Hätte Eva Gott vertraut, daß alles schon so in Ordnung ist wie es ist, hätte sie keine Ambitionen entwickelt zu sein wie Gott. In dem Gespräch mit der Schlange witterte sie aber die Chance, durch EIGENES Tun sich und Adam göttliches Wissen wiederzugeben. Eva wiederum erzählte Adam allerdings nicht, von welchem Baum sie die Frucht genommen hatte. Dadurch hatte Adam keine Chance.
Dadurch, daß beide wesentliche Informationen für sich behielten, sie also nicht mehr danach strebten, einfach zusammen wissend zu SEIN, und selber mehr sein wollten als andere, entstand die nächste Enttäuschung. In diesem Fall war also das Bestreben nicht mehr danach, eigene Liebe und eigenes Glück zu besitzen, sondern eigenes Wissen zu HABEN.

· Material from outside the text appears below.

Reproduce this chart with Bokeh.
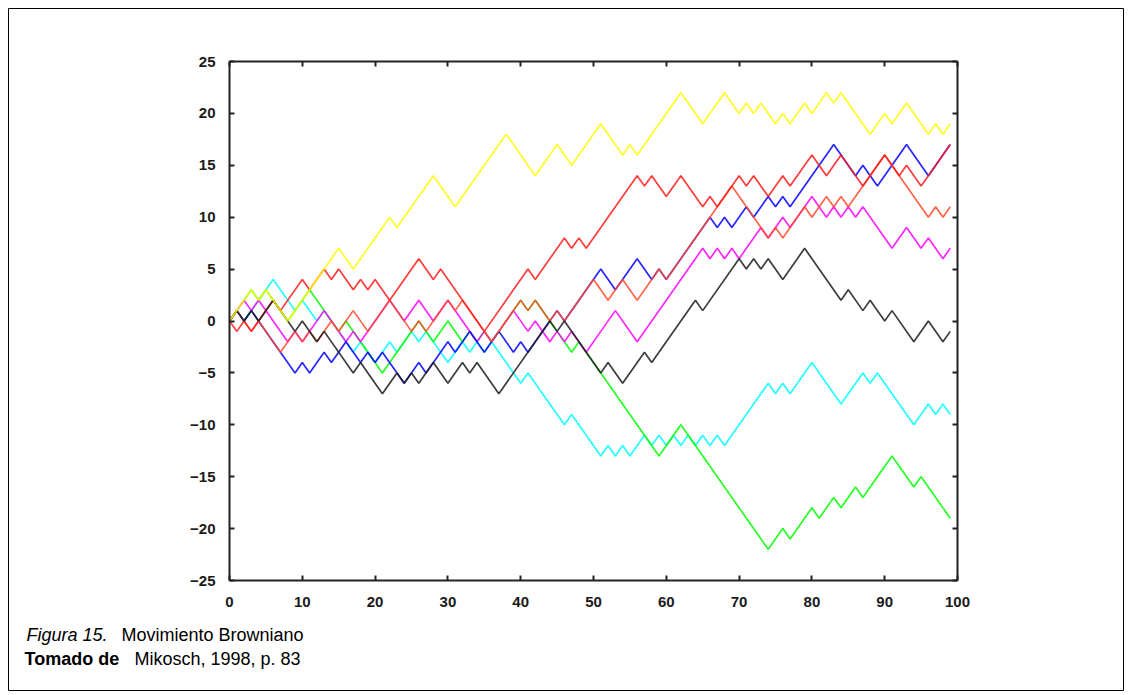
from bokeh.plotting import figure
from bokeh.models import LinearAxis, Range1d, Label, FixedTicker
from bokeh.embed import file_html
from bokeh.resources import INLINE

# ---- data: turning points of each random walk (x = step, y = position) ----
x_ticks = [0, 10, 20, 30, 40, 50, 60, 70, 80, 90, 100]
y_ticks = [-25, -20, -15, -10, -5, 0, 5, 10, 15, 20, 25]

yellow_x = [0, 3, 4, 5, 8, 13, 15, 17, 22, 23, 28, 31, 38, 42, 45, 47, 51, 54, 55, 56, 62, 65, 68, 70, 71, 72, 73, 75, 76, 77, 79, 80, 82, 83, 84, 88, 90, 91, 93, 96, 97, 98, 99]
yellow_y = [0, 3, 2, 3, 0, 5, 7, 5, 10, 9, 14, 11, 18, 14, 17, 15, 19, 16, 17, 16, 22, 19, 22, 20, 21, 20, 21, 19, 20, 19, 21, 20, 22, 21, 22, 18, 20, 19, 21, 18, 19, 18, 19]

green_x = [0, 3, 4, 5, 8, 11, 15, 16, 21, 26, 28, 30, 32, 33, 34, 35, 36, 40, 41, 42, 46, 47, 48, 49, 59, 62, 74, 76, 77, 80, 81, 83, 84, 86, 87, 91, 94, 95, 99]
green_y = [0, 3, 2, 3, 0, 3, -1, 0, -5, 0, -2, 0, -2, -1, -2, -1, -2, 2, 1, 2, -2, -3, -2, -3, -13, -10, -22, -20, -21, -18, -19, -17, -18, -16, -17, -13, -16, -15, -19]

cyan_x = [0, 1, 2, 6, 9, 10, 12, 13, 17, 18, 20, 21, 22, 23, 25, 26, 27, 30, 32, 33, 34, 35, 36, 40, 41, 46, 47, 51, 52, 53, 54, 55, 57, 58, 59, 60, 61, 62, 63, 64, 65, 66, 67, 68, 74, 75, 76, 77, 80, 84, 87, 88, 89, 94, 96, 97, 98, 99]
cyan_y = [0, 1, 0, 4, 1, 2, 0, 1, -3, -2, -4, -3, -2, -3, -1, -2, -1, -4, -2, -3, -2, -3, -2, -6, -5, -10, -9, -13, -12, -13, -12, -13, -11, -12, -11, -12, -11, -12, -11, -12, -11, -12, -11, -12, -6, -7, -6, -7, -4, -8, -5, -6, -5, -10, -8, -9, -8, -9]

magenta_x = [0, 2, 3, 4, 8, 9, 10, 13, 16, 17, 18, 22, 24, 26, 28, 30, 34, 35, 36, 37, 39, 41, 42, 44, 45, 46, 47, 49, 51, 53, 56, 65, 66, 67, 68, 69, 70, 73, 74, 76, 77, 80, 82, 83, 84, 85, 86, 87, 91, 93, 95, 96, 98, 99]
magenta_y = [0, 2, 1, 2, -2, -1, -2, 1, -2, -1, -2, 2, 0, 2, 0, 2, -2, -1, -2, -1, 1, -1, 0, -2, -1, -2, -1, -3, -1, 1, -2, 7, 6, 7, 6, 7, 6, 9, 8, 10, 9, 12, 10, 11, 10, 11, 10, 11, 7, 9, 7, 8, 6, 7]

black_x = [0, 1, 2, 3, 4, 6, 9, 10, 12, 13, 17, 18, 21, 23, 24, 25, 26, 28, 30, 32, 33, 34, 37, 44, 45, 46, 51, 52, 54, 57, 58, 64, 65, 70, 71, 72, 73, 74, 76, 79, 84, 85, 87, 88, 90, 91, 94, 96, 98, 99]
black_y = [0, 1, 0, 1, 0, 2, -1, 0, -2, -1, -5, -4, -7, -5, -6, -5, -6, -4, -6, -4, -5, -4, -7, 0, -1, 0, -5, -4, -6, -3, -4, 2, 1, 6, 5, 6, 5, 6, 4, 7, 2, 3, 1, 2, 0, 1, -2, 0, -2, -1]

blue_x = [0, 1, 2, 3, 9, 10, 11, 13, 14, 16, 18, 19, 20, 21, 24, 26, 27, 30, 31, 33, 35, 37, 39, 40, 41, 45, 46, 51, 53, 56, 58, 59, 60, 66, 67, 68, 69, 71, 72, 74, 75, 76, 77, 83, 86, 87, 89, 93, 96, 99]
blue_y = [0, 1, 0, 1, -5, -4, -5, -3, -4, -2, -4, -3, -4, -3, -6, -4, -5, -2, -3, -1, -3, -1, -3, -2, -3, 1, 0, 5, 3, 6, 4, 5, 4, 10, 9, 10, 9, 11, 10, 12, 11, 12, 11, 17, 14, 15, 13, 17, 14, 17]

red_x = [0, 1, 2, 3, 6, 7, 10, 11, 13, 14, 15, 17, 18, 19, 20, 22, 26, 28, 29, 35, 41, 42, 46, 47, 48, 49, 56, 57, 58, 60, 62, 65, 66, 67, 70, 71, 72, 74, 76, 77, 80, 82, 84, 86, 87, 90, 92, 93, 95, 96, 99]
red_y = [0, -1, 0, -1, 2, 1, 4, 3, 5, 4, 5, 3, 4, 3, 4, 2, 6, 4, 5, -1, 5, 4, 8, 7, 8, 7, 14, 13, 14, 12, 14, 11, 12, 11, 14, 13, 14, 12, 14, 13, 16, 14, 16, 14, 13, 16, 14, 15, 13, 14, 17]

orange_x = [0, 1, 3, 4, 7, 9, 10, 11, 12, 14, 15, 17, 19, 22, 25, 26, 27, 30, 31, 32, 36, 40, 41, 42, 44, 45, 46, 50, 51, 52, 54, 56, 58, 59, 60, 66, 69, 73, 74, 75, 76, 79, 80, 82, 83, 84, 85, 90, 96, 97, 98, 99]
orange_y = [0, 1, -1, 0, -3, -1, -2, -1, -2, 0, -1, 1, -1, 2, -1, 0, -1, 2, 1, 2, -2, 2, 1, 2, 0, 1, 0, 4, 3, 2, 4, 2, 4, 5, 4, 10, 13, 9, 8, 9, 8, 11, 10, 12, 11, 12, 11, 16, 10, 11, 10, 11]

walks = [
    (cyan_x, cyan_y, "#00ffff"),
    (green_x, green_y, "#00ff00"),
    (magenta_x, magenta_y, "#ff00ff"),
    (blue_x, blue_y, "#0000ff"),
    (orange_x, orange_y, "#ff4a2a"),
    (red_x, red_y, "#ff1a1a"),
    (black_x, black_y, "#1a1a1a"),
    (yellow_x, yellow_y, "#ffff00"),
]

# ---- page geometry (pixels) ----
W, H = 1131, 695
BOX_L, BOX_R, BOX_T, BOX_B = 8, 1123, 8, 690          # outer border
CH_L, CH_R, CH_T, CH_B = 229, 957, 61, 580           # chart box
X0, X1, Y0, Y1 = 0, 100, -25, 25
sx = (CH_R - CH_L) / (X1 - X0)
sy = (CH_B - CH_T) / (Y1 - Y0)

def xd(px):
    return X0 + (px - CH_L) / sx

def yd(py):
    return Y1 - (py - CH_T) / sy

p = figure(width=W, height=H,
           x_range=Range1d(xd(BOX_L), xd(BOX_R)), y_range=Range1d(yd(BOX_B), yd(BOX_T)),
           output_backend="svg", toolbar_location=None,
           min_border_left=BOX_L, min_border_right=W - BOX_R,
           min_border_top=BOX_T, min_border_bottom=H - BOX_B)
p.grid.visible = False
p.outline_line_color = "black"
p.outline_line_width = 1
p.background_fill_color = "white"
p.border_fill_color = "white"

for xs, ys, c in walks:
    p.line(xs, ys, line_color=c, line_width=1.7, line_alpha=0.85)

def style_axis(ax, show_labels):
    ax.axis_line_color = "#222222"
    ax.axis_line_width = 2
    ax.major_tick_in = 5
    ax.major_tick_out = 0
    ax.major_tick_line_color = "#222222"
    ax.major_tick_line_width = 2
    ax.minor_tick_line_color = None
    ax.major_label_text_font = "Liberation Sans"
    ax.major_label_text_font_size = "15px" if show_labels else "0px"
    ax.major_label_text_font_style = "bold"
    ax.major_label_text_color = "#1a1a1a" if show_labels else None

xa = p.xaxis[0]
ya = p.yaxis[0]
xa.ticker = FixedTicker(ticks=x_ticks)
ya.ticker = FixedTicker(ticks=y_ticks)
style_axis(xa, True)
style_axis(ya, True)
xa.fixed_location = Y0
ya.fixed_location = X0
xa.bounds = (X0, X1)
ya.bounds = (Y0, Y1)
xa.major_label_standoff = 16
ya.major_label_standoff = 14

top = LinearAxis(ticker=FixedTicker(ticks=x_ticks), fixed_location=Y1, bounds=(X0, X1))
style_axis(top, False)
p.add_layout(top, "above")
right = LinearAxis(ticker=FixedTicker(ticks=y_ticks), fixed_location=X1, bounds=(Y0, Y1))
style_axis(right, False)
p.add_layout(right, "right")

cap = [
    ("Figura 15.", 26, 634, "italic"),
    ("Movimiento Browniano", 121, 634, "normal"),
    ("Tomado de", 24, 658, "bold"),
    ("Mikosch, 1998, p. 83", 134, 658, "normal"),
]
for t, cx, cy, st in cap:
    p.add_layout(Label(x=xd(cx), y=yd(cy), text=t, text_font="Liberation Sans",
                       text_font_size="18px", text_font_style=st, text_color="black",
                       text_baseline="alphabetic", text_align="left"))

open("out.html", "w").write(file_html(p, INLINE))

So wählten die meisten Menschen heute, in begrenzter Liebe, begrenztem Glück und begrenztem Wissen zu leben, durch das Streben nach EIGNEM. Begrenzte Liebe erzeugt Finsternis, begrenztes Glück erzeugt Leid, begrenztes Wissen erzeugt Unwissen.
Oh, liebe Tante Tulipan, was du aber auch alles aus der Bibliothek hervorbringst. Echt klasse! und sie fiel ihr in einer stürmischen Umarmung um den Hals. Dann verabschiedeten sie sich voneinander, und eva wünschte Tante Tulipan ein baldiges Wiedersehen.